Prominent physicians call for rethink on plans to lower treatment threshold

National Institute for Health and Care Excellence NICE logo

Leading doctors in the UK have asked the National Institute for Health and Care Excellence (NICE) to rethink plans to allow prescribing of statins to be prescribed to more people.

Plans released by NICE would lower the threshold for NHS patients in England and Wales to start taking statins, swelling the number of people taking them from around 7 million to 12 million. However, this plan risks effectively ‘medicalising’ healthy people, say the doctors in an open letter (PDF) to the agency and health secretary Jeremy Hunt.

The signatories include Sir Richard Thompson, president of the Royal College of Physicians, as well as former chair of the Royal College of General Practitioners Clare Gerada.

NICE proposed in February to lower the threshold for statin prescribing for people with a 20 per cent risk of developing cardiovascular disease (CVD) over 10 years to those with a 10 per cent risk, saying that its decision was prompted by the clear clinical benefits of statins as well as the availability of cheap generic versions of Pfizer’s Lipitor (atorvastatin).

Among the criticisms detailed in the letter are that NICE is overly influenced by industry-sponsored trials that underestimate the adverse effects of statin therapy. It also cites a survey carried out by Pulse magazine which suggests 57 per cent of GPs oppose the plan while 25 per cent support it, and says eight of the 12 members of NICE’s independent committee of experts ” have direct financial ties to the pharmaceutical companies that manufacture statins.”

In a statement responding to the criticism, Prof Mark Baker, director of the Centre for Clinical Practice at NICE, said the statin proposals “are intended to prevent many lives being destroyed,” adding there is “no credible argument against their safety and clinical effectiveness for use in people with a 10 per cent risk over 10 years”.
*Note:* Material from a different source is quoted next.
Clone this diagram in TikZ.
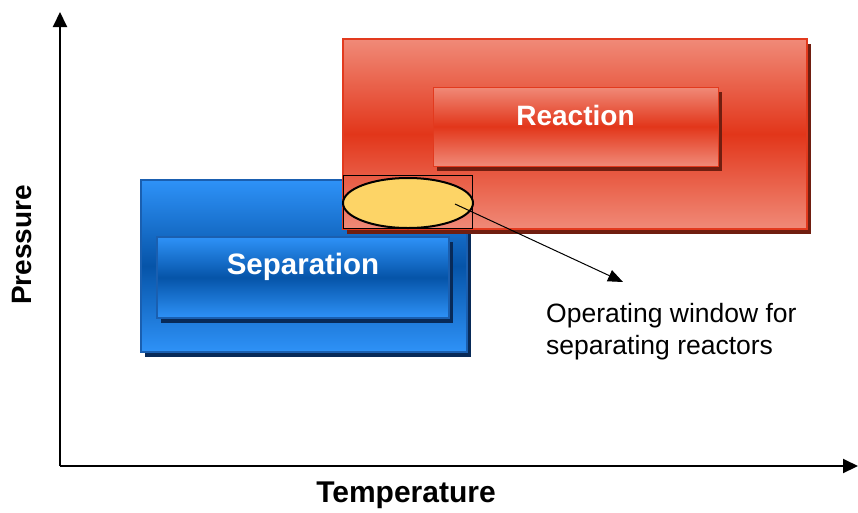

The draft guidelines are being “independently peer reviewed to ensure they are reliable and evidence-based,” he stressed and have been developed by “clinicians, patients and others with the skills necessary to help interpret sometimes complex data… none of [whom] have put their names to the recommendations to make money for themselves”.

NICE also says its guidance is in line with other national recommendations, including those of the American College of Cardiology and the American Heart Association, which chose to update their guidelines at the end of 2013 to cover twice as many people in the US.